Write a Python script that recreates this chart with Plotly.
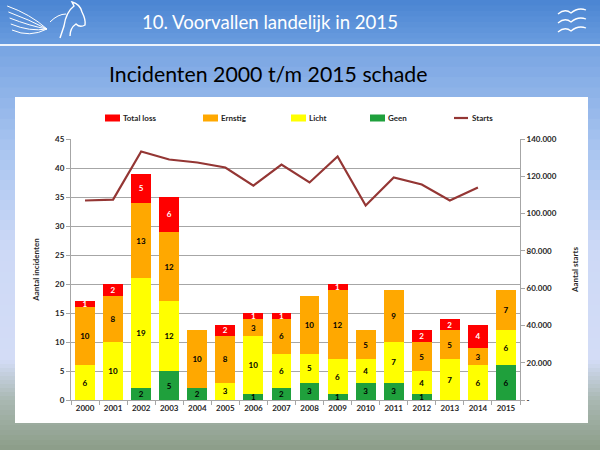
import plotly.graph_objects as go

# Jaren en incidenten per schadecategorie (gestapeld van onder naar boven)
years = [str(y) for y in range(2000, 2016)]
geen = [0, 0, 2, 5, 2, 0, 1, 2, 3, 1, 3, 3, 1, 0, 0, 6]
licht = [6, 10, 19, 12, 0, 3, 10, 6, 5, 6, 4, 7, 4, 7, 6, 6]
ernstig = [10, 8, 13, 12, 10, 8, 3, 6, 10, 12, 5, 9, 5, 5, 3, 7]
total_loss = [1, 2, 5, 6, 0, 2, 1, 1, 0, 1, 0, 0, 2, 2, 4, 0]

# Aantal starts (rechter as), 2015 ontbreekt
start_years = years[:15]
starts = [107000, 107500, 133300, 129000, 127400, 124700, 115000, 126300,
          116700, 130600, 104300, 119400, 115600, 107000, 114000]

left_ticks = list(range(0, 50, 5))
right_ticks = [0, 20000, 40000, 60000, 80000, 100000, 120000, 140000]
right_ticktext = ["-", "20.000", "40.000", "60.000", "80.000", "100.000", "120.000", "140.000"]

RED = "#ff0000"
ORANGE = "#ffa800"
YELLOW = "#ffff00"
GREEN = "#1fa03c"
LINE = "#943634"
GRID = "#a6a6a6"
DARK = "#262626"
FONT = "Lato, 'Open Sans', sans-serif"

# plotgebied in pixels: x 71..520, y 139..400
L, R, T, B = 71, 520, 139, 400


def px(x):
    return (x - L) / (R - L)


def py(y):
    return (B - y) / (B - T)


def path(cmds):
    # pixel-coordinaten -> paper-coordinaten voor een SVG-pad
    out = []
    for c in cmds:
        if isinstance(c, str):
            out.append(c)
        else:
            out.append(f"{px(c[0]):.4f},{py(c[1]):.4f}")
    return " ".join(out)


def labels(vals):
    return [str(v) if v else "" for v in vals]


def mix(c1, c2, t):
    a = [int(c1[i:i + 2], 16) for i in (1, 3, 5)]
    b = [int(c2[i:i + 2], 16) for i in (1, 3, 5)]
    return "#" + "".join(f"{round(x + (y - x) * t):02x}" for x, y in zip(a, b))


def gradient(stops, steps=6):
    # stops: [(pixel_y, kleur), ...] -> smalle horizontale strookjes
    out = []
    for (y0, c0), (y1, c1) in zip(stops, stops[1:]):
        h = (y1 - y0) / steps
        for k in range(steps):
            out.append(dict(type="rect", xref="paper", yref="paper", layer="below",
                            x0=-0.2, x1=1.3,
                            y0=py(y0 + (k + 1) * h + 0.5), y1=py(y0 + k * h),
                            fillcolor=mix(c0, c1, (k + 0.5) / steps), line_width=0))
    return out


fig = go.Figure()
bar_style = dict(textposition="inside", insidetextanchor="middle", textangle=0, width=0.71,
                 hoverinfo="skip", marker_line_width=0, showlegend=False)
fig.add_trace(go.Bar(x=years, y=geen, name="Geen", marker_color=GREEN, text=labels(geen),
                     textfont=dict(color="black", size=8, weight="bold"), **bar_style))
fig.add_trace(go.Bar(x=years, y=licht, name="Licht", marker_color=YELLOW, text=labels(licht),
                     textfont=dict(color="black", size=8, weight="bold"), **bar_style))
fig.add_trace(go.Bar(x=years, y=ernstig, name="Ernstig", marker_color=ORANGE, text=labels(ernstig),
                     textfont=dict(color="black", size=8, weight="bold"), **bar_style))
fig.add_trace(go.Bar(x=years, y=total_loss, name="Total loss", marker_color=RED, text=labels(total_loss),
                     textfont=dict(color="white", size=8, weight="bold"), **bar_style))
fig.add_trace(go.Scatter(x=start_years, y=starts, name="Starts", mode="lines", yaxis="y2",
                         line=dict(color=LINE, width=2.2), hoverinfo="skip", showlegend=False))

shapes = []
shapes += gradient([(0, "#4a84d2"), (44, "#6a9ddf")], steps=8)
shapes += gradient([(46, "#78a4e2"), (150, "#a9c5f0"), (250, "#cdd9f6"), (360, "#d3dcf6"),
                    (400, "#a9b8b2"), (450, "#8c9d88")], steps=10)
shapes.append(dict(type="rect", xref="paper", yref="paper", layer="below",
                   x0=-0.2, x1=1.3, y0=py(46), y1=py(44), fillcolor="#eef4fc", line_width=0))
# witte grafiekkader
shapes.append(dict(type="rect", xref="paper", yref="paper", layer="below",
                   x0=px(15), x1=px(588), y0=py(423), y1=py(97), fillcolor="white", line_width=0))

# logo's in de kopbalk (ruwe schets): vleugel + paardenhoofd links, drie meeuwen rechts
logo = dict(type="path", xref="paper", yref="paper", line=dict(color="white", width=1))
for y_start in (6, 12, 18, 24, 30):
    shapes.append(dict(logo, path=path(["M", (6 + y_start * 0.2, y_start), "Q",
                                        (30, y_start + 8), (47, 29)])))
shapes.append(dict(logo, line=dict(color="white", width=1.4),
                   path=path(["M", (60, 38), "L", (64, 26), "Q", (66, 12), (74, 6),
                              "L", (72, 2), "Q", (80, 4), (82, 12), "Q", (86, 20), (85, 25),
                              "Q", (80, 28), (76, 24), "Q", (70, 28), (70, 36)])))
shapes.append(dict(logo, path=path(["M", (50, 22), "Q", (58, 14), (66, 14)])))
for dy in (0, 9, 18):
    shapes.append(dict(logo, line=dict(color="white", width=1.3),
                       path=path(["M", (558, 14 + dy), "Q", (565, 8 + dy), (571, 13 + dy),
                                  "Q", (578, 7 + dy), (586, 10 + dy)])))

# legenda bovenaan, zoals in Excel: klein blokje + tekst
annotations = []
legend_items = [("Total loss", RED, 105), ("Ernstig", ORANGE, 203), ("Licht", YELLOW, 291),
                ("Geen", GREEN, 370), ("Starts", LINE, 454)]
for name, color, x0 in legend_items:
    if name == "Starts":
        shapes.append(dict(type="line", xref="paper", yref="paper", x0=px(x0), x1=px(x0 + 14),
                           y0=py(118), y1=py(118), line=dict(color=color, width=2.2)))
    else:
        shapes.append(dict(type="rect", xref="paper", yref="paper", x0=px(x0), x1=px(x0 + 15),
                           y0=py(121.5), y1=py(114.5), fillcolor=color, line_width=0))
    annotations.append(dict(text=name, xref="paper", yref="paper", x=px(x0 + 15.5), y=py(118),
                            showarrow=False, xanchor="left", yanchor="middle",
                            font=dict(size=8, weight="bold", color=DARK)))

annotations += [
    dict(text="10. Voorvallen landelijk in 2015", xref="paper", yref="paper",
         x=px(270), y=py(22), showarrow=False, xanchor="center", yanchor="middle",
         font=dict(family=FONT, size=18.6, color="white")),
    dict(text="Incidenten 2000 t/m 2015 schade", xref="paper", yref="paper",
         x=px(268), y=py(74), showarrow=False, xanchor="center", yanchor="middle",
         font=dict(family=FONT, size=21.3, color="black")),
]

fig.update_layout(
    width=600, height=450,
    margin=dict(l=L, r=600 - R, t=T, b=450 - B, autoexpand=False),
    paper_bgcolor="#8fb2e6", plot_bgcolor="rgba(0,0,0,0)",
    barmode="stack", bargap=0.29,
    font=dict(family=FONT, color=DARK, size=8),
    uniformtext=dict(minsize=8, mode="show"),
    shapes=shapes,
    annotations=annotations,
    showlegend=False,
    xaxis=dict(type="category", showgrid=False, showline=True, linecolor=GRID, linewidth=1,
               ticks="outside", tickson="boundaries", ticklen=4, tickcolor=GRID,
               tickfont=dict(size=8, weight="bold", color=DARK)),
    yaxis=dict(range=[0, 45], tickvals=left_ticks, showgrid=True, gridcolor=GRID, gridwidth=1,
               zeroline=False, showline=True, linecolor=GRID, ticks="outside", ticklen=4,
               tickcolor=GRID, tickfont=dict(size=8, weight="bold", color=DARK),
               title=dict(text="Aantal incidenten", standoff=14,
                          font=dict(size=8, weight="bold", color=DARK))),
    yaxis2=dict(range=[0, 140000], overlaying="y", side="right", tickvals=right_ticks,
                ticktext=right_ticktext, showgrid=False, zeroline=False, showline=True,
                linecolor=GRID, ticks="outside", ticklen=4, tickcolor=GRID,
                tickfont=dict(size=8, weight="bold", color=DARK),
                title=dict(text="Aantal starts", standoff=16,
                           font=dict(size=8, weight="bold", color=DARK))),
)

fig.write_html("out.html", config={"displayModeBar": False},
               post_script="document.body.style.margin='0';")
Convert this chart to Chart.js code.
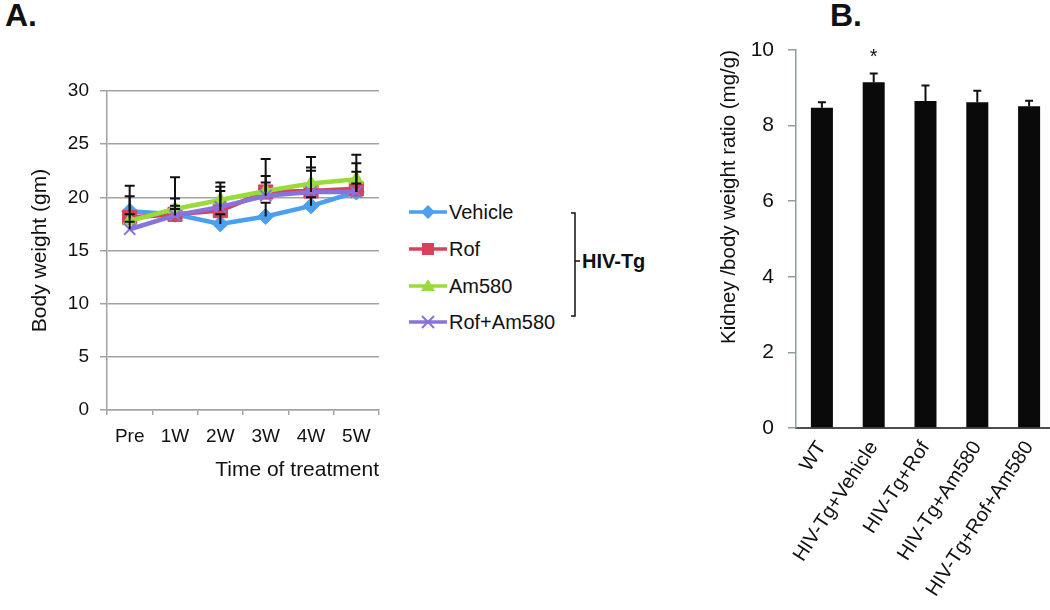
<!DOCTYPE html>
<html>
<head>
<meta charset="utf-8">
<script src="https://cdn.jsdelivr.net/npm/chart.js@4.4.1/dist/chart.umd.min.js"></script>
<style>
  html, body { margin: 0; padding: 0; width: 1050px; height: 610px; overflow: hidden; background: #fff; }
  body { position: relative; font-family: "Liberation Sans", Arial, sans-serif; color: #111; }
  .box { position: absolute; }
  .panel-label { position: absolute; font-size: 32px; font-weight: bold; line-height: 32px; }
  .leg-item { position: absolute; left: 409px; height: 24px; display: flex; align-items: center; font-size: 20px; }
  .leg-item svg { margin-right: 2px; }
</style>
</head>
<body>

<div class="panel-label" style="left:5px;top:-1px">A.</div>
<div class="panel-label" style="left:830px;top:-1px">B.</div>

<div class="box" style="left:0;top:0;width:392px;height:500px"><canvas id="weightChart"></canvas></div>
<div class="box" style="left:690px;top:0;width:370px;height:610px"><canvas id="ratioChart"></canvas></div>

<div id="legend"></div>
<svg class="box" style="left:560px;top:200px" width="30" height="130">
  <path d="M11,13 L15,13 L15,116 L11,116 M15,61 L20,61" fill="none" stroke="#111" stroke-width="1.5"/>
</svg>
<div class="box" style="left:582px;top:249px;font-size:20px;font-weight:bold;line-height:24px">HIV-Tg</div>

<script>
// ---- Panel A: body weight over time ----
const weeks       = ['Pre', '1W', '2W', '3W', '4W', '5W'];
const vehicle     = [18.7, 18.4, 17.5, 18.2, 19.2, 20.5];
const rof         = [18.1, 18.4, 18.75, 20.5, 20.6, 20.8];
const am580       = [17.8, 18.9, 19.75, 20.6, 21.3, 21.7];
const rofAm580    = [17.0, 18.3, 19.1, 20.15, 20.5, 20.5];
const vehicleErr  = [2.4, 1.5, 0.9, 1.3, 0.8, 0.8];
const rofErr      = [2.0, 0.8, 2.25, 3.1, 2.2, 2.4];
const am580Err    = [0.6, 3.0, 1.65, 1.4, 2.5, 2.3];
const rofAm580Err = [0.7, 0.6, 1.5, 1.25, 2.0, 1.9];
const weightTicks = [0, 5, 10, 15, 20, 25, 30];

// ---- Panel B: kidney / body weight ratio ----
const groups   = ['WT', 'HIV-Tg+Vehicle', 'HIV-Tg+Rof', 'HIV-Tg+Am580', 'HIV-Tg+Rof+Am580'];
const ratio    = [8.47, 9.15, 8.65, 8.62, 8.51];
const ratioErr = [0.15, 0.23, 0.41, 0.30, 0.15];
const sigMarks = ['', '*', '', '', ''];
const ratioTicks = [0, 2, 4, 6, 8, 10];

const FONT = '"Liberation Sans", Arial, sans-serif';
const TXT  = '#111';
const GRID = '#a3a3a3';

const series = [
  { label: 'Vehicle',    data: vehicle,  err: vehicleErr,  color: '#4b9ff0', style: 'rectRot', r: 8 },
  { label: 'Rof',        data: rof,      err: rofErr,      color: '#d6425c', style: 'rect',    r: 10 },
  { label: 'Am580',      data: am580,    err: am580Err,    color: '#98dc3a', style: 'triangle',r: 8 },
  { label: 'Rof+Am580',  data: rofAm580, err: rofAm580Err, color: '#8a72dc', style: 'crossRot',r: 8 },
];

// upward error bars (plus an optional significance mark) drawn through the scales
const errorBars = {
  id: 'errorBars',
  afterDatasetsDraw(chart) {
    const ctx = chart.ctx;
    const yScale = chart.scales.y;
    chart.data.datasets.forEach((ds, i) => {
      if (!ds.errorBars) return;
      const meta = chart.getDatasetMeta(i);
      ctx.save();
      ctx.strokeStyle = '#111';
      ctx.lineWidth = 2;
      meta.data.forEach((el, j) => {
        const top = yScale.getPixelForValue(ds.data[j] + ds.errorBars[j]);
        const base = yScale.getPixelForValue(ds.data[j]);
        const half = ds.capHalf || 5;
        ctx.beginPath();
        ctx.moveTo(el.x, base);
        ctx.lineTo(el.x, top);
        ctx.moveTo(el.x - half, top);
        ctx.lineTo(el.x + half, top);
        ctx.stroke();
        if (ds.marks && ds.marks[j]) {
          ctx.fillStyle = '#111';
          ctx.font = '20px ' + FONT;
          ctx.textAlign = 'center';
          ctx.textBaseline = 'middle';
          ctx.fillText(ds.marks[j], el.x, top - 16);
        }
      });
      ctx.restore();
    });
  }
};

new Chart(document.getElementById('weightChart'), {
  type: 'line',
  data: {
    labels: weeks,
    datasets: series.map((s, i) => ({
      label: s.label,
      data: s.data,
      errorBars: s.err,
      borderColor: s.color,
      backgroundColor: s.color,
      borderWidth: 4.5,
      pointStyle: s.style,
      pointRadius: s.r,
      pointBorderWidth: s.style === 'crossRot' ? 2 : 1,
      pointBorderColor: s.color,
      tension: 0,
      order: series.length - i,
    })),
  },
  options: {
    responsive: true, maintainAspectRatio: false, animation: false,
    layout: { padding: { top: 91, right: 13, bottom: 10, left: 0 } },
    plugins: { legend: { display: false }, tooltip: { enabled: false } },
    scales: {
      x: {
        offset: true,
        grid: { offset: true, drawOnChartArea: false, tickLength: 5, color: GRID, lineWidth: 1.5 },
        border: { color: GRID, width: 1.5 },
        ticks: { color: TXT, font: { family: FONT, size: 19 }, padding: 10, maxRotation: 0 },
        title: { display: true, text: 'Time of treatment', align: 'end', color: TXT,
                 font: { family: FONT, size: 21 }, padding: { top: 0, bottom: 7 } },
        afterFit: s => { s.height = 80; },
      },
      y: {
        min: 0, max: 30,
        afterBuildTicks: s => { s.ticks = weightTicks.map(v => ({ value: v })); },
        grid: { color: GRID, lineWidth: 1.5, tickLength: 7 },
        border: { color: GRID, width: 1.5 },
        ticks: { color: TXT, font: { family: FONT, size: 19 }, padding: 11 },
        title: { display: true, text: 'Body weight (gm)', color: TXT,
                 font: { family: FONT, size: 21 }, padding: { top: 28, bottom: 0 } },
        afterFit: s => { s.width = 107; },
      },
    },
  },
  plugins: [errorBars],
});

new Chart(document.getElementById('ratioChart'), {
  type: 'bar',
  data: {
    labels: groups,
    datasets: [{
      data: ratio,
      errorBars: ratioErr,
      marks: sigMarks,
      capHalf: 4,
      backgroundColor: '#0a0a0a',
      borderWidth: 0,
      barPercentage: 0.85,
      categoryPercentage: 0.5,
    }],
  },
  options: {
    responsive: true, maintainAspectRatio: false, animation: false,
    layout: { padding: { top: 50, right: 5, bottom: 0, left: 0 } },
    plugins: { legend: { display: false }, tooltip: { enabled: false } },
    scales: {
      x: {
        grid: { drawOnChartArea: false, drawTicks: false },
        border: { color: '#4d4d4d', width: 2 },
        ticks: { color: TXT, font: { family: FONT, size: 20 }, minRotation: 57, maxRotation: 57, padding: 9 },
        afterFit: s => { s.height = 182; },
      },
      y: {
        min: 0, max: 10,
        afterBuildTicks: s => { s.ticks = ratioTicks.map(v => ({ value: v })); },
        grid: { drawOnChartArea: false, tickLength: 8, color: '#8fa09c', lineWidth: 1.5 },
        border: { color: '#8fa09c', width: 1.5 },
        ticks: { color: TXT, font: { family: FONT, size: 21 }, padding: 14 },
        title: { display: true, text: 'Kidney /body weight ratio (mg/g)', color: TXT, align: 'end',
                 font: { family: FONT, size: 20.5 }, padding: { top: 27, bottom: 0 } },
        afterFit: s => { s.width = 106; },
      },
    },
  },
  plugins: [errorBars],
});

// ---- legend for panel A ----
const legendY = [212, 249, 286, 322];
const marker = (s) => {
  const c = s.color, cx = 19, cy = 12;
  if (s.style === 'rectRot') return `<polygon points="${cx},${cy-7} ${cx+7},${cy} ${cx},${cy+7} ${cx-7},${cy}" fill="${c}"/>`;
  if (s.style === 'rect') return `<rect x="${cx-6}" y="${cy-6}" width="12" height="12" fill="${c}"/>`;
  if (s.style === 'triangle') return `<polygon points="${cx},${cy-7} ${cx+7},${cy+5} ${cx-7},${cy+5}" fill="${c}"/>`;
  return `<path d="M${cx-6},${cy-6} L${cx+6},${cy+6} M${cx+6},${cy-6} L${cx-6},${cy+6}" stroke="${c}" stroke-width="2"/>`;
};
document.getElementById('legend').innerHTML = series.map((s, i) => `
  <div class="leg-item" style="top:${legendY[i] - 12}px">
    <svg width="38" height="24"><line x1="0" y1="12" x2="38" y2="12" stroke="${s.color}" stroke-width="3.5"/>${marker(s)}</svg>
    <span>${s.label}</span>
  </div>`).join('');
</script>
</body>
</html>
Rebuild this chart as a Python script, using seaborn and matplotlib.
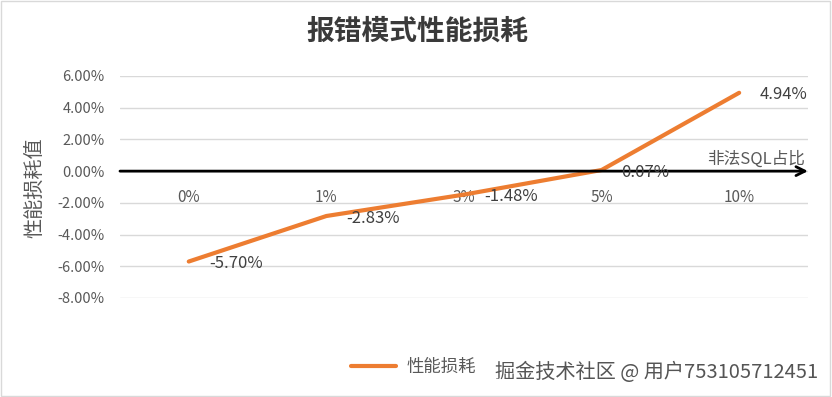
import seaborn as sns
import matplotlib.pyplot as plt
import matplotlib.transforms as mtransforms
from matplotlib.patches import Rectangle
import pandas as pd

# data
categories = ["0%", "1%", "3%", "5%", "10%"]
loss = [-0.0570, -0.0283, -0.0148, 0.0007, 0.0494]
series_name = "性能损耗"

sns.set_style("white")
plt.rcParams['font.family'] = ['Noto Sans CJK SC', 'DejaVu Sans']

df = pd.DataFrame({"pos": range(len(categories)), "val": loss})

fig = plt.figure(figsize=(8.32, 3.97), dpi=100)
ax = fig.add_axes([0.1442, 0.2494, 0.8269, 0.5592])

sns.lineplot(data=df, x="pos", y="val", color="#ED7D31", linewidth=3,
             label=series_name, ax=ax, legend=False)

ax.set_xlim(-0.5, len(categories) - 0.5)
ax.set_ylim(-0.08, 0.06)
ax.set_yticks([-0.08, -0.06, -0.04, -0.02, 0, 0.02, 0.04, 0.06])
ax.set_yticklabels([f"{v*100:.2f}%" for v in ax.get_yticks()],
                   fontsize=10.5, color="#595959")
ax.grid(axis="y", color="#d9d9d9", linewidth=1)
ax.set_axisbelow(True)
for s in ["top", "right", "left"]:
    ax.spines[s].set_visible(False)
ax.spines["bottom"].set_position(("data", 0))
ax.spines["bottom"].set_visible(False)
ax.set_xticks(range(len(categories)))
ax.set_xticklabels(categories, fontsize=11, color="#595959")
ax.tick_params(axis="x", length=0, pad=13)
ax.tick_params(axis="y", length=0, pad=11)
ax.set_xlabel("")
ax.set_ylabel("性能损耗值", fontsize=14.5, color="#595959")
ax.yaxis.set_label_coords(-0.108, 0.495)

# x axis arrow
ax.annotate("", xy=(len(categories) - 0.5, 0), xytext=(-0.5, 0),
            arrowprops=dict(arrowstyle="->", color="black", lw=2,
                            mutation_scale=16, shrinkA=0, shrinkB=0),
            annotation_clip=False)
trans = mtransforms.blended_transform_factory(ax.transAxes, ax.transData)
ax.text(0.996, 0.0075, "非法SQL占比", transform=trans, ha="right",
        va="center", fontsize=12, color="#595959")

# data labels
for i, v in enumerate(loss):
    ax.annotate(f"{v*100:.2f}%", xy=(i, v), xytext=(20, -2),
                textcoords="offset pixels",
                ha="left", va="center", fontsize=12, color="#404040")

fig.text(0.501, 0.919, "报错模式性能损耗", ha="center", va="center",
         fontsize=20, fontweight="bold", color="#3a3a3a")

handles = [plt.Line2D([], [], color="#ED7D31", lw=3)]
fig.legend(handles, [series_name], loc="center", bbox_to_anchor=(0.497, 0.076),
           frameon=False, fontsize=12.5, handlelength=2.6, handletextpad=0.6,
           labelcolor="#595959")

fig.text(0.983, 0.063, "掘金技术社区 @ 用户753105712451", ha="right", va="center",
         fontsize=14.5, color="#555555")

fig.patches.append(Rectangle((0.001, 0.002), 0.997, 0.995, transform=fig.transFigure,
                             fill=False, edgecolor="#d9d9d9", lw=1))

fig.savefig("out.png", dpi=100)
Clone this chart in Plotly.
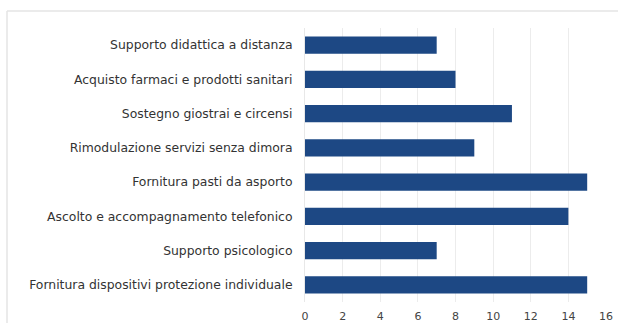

| What this task involves |
Look above for the line with "Rebuild this chart" and copy exactly from it through the line with "ax.yaxis.set_label_coords(-0.108, 0.495)", both included. Omit the pictures.

| Full answer |
Rebuild this chart as a Python script, using seaborn and matplotlib.
import seaborn as sns
import matplotlib.pyplot as plt
import matplotlib.transforms as mtransforms
from matplotlib.patches import Rectangle
import pandas as pd

# data
categories = ["0%", "1%", "3%", "5%", "10%"]
loss = [-0.0570, -0.0283, -0.0148, 0.0007, 0.0494]
series_name = "性能损耗"

sns.set_style("white")
plt.rcParams['font.family'] = ['Noto Sans CJK SC', 'DejaVu Sans']

df = pd.DataFrame({"pos": range(len(categories)), "val": loss})

fig = plt.figure(figsize=(8.32, 3.97), dpi=100)
ax = fig.add_axes([0.1442, 0.2494, 0.8269, 0.5592])

sns.lineplot(data=df, x="pos", y="val", color="#ED7D31", linewidth=3,
             label=series_name, ax=ax, legend=False)

ax.set_xlim(-0.5, len(categories) - 0.5)
ax.set_ylim(-0.08, 0.06)
ax.set_yticks([-0.08, -0.06, -0.04, -0.02, 0, 0.02, 0.04, 0.06])
ax.set_yticklabels([f"{v*100:.2f}%" for v in ax.get_yticks()],
                   fontsize=10.5, color="#595959")
ax.grid(axis="y", color="#d9d9d9", linewidth=1)
ax.set_axisbelow(True)
for s in ["top", "right", "left"]:
    ax.spines[s].set_visible(False)
ax.spines["bottom"].set_position(("data", 0))
ax.spines["bottom"].set_visible(False)
ax.set_xticks(range(len(categories)))
ax.set_xticklabels(categories, fontsize=11, color="#595959")
ax.tick_params(axis="x", length=0, pad=13)
ax.tick_params(axis="y", length=0, pad=11)
ax.set_xlabel("")
ax.set_ylabel("性能损耗值", fontsize=14.5, color="#595959")
ax.yaxis.set_label_coords(-0.108, 0.495)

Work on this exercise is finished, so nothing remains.